Siegfried Anzinger

Galerie Naechst St. Stephen

In the carousel of new art focused on painting, Austrian work has not weighed as heavily as that of the Italians, the Germans, and the Swiss. But one Austrian artist, Siegfried Anzinger, is striking. Anzinger, at age 30 a representative of the younger generation in art, is not one of the driving forces of the new scene; he is, perhaps, less an innovator than a developer of ideas. As such, though, his intensity is such that he is surely among the more remarkable of the new European painters.

Moving between anarchy and poetry in terms of content and form, Anzinger’s vigorous painting displays the agitated field of an agitated mind. In it we find the pictorial symbols of human pleasure and destruction, of brute drive and erotic strife, with which many of his contemporaries are concerned; here they mostly take the form of the human body—ragged, tortured figures standing without real support, puzzling schemata lost in a wildly painted surface. Sometimes they crouch, sometimes stand, sometimes plunge headfirst into the abyss. One large painting—not the best here, perhaps, but clear in its statement—shows on the right a quite desolate human figure; to the left, inaccessible, is an oversized red heart. The cerebral being duels with the overwhelming but alienated source of passion and sense; the struggle is reduced to comic triviality.
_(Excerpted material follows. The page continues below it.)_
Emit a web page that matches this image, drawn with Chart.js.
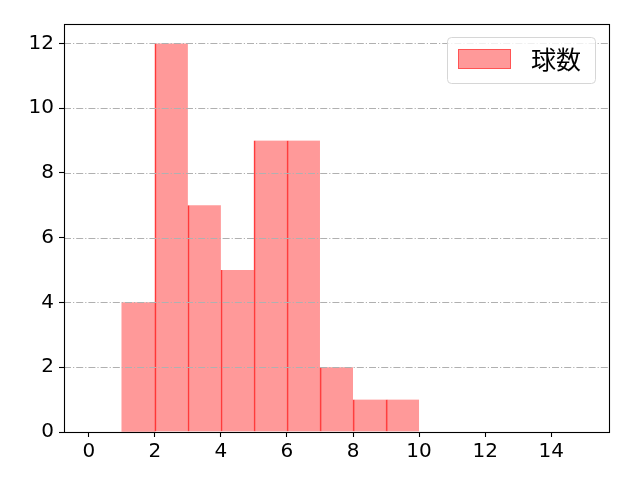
<!DOCTYPE html>
<html>
<head>
<meta charset="utf-8">
<script src="https://cdn.jsdelivr.net/npm/chart.js@4"></script>
<style>
html,body{margin:0;padding:0;background:#fff;}
#wrap{width:640px;height:480px;}
</style>
</head>
<body>
<div id="wrap"><canvas id="c" width="640" height="480"></canvas></div>
<script>
const seriesLabel = "球数";
const binEdges = [1, 2, 3, 4, 5, 6, 7, 8, 9, 10];
const counts = [4, 12, 7, 5, 9, 9, 2, 1, 1];
const xTicks = [0, 2, 4, 6, 8, 10, 12, 14];
const yTicks = [0, 2, 4, 6, 8, 10, 12];

const barData = counts.map((c, i) => ({ x: (binEdges[i] + binEdges[i + 1]) / 2, y: c }));
const FONT = '"DejaVu Sans", "Noto Sans CJK JP", sans-serif';
const fill = 'rgba(255,0,0,0.4)';
const edge = 'rgba(255,0,0,0.72)';

const overlay = {
  id: 'overlay',
  afterDatasetsDraw(chart) {
    const ctx = chart.ctx, a = chart.chartArea, ys = chart.scales.y;
    ctx.save();
    ctx.strokeStyle = '#b0b0b0';
    ctx.lineWidth = 1.1;
    ctx.setLineDash([7, 2, 1.2, 2]);
    yTicks.forEach(v => {
      const p = Math.round(ys.getPixelForValue(v)) + 0.5;
      ctx.beginPath();
      ctx.moveTo(a.left, p);
      ctx.lineTo(a.right, p);
      ctx.stroke();
    });
    ctx.restore();
  },
  afterDraw(chart) {
    const ctx = chart.ctx, a = chart.chartArea;
    ctx.save();
    ctx.strokeStyle = '#000';
    ctx.lineWidth = 1.1;
    ctx.strokeRect(Math.round(a.left) + 0.5, Math.round(a.top) + 0.5,
                   Math.round(a.right - a.left), Math.round(a.bottom - a.top));
    // legend
    const lw = 148, lh = 46;
    const lx = a.right - 14 - lw, ly = a.top + 13;
    ctx.beginPath();
    ctx.roundRect(lx + 0.5, ly + 0.5, lw, lh, 4);
    ctx.fillStyle = 'rgba(255,255,255,0.8)';
    ctx.fill();
    ctx.strokeStyle = '#d6d6d6';
    ctx.lineWidth = 1;
    ctx.stroke();
    ctx.fillStyle = fill;
    ctx.fillRect(lx + 11, ly + 12, 53, 20);
    ctx.strokeStyle = 'rgba(255,0,0,0.45)';
    ctx.strokeRect(lx + 11.5, ly + 12.5, 52, 19);
    ctx.fillStyle = '#000';
    ctx.font = '25px "Noto Sans CJK JP", sans-serif';
    ctx.textBaseline = 'middle';
    ctx.textAlign = 'left';
    ctx.fillText(seriesLabel, lx + 84, ly + 22);
    ctx.restore();
  }
};

new Chart(document.getElementById('c'), {
  type: 'bar',
  data: {
    datasets: [{
      label: seriesLabel,
      data: barData,
      backgroundColor: fill,
      borderColor: edge,
      borderWidth: c => (c.dataIndex === 0 ? 0 : { left: 1, right: 0, top: 0, bottom: 0 }),
      borderSkipped: false,
      barPercentage: 1,
      categoryPercentage: 1
    }]
  },
  options: {
    responsive: false,
    animation: false,
    devicePixelRatio: 1,
    layout: { padding: { top: 24, right: 31, left: 0, bottom: 0 } },
    plugins: { legend: { display: false }, tooltip: { enabled: false } },
    scales: {
      x: {
        type: 'linear',
        offset: false,
        min: -0.75,
        max: 15.75,
        afterBuildTicks: s => { s.ticks = xTicks.map(v => ({ value: v })); },
        afterFit: s => { s.height = 48; },
        grid: { offset: false, drawOnChartArea: false, drawTicks: true, tickLength: 5, tickColor: '#000', tickWidth: 1.1 },
        border: { display: false },
        ticks: { color: '#000', font: { family: FONT, size: 20 }, padding: 3, maxRotation: 0, autoSkip: false }
      },
      y: {
        min: 0,
        max: 12.6,
        afterBuildTicks: s => { s.ticks = yTicks.map(v => ({ value: v })); },
        afterFit: s => { s.width = 64; },
        grid: { drawOnChartArea: false, drawTicks: true, tickLength: 5, tickColor: '#000', tickWidth: 1.1 },
        border: { display: false },
        ticks: { color: '#000', font: { family: FONT, size: 20 }, padding: 5, autoSkip: false }
      }
    }
  },
  plugins: [overlay]
});
</script>
</body>
</html>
In their basic mood the paintings share the exhausting and exhausted attitude of which the new art provides many examples. In the act of painting the artistic subject tumbles into unfathomable though never clearly discernible depths, abounding in fear and pleasure, danger and desire. Anzinger, however, tells no stories of this adventurous journey. Rather, he portrays the traveler en route, cramped and lacerated, bent in unbearable loneliness, falling, suffering the delusion of liberation. His expressive, rapid painting strokes allow nothing to be definite; the surface becomes a battlefield of colors, planes, squirts, traces of brushwork, slung pigment. Even when the colors glow they lack cheerfulness; figures may seem as solid as tree trunks, but they retain a feeling of lurking unrest; the paint itself seems raw, threatened by decay.

Annelie Pohlen

Translated from the German by Martha Humphreys.